If repeal is going to have any chance, the Senate Majority Leader needs to indicate right now that the Senate will definitely vote on the stand-alone bill after the House sends it over.He should add: the same goes for DREAM, New START, and for that matter appointments. Reid can't pass those things if they don't have the votes, but if they have the votes, he can't let the clock beat them, at lesat not while there are still minutes remaining.
One key point here is that as long as Reid leaves it all up in the air, and especially if he refers to doing any particular bill "if" there's time, then it gives Republican opponents a major incentive to stall. That may well be what's behind Tom Coburn's plan to force a full reading of the appropriations bill. Sure, Coburn may just be grandstanding on spending he opposes, but he also surely believes that any time wasted on that is time in which the Senate cannot be considering the various other measures that he opposes.

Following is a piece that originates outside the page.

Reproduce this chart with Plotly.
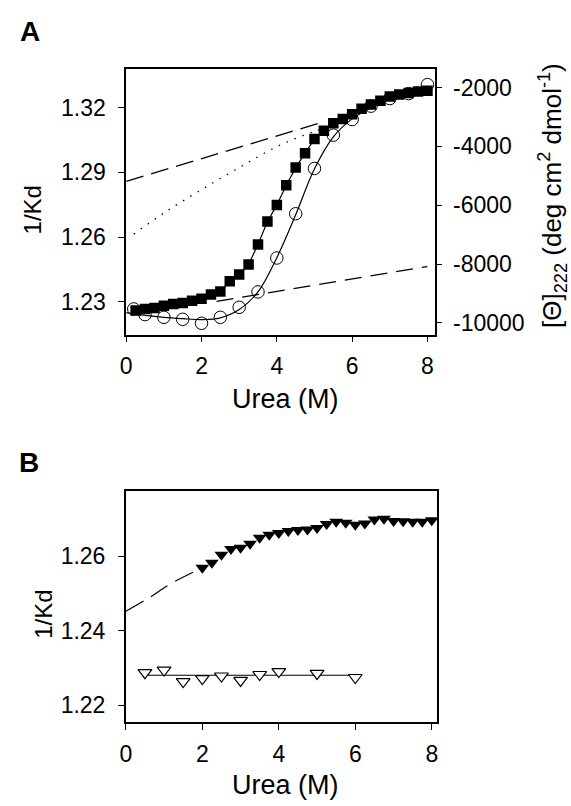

The best strategy for Reid and the Democrats is to make it clear that the Senate will stay in until it's clearly specified business is finished, or until time expires. Today's comments from him are a good start , but Sargent is right: he should list exactly what he means to finish. Republicans might still consider it worth stalling to keep one or more agenda item from passing...but the pressure will be on them, from other Republicans who care more about enjoying the holidays than about whether (ultimately) obscure bills pass. In other words, the way to prevent a post-Christmas session may be to make it clear to everyone that such a session is certain if necessary.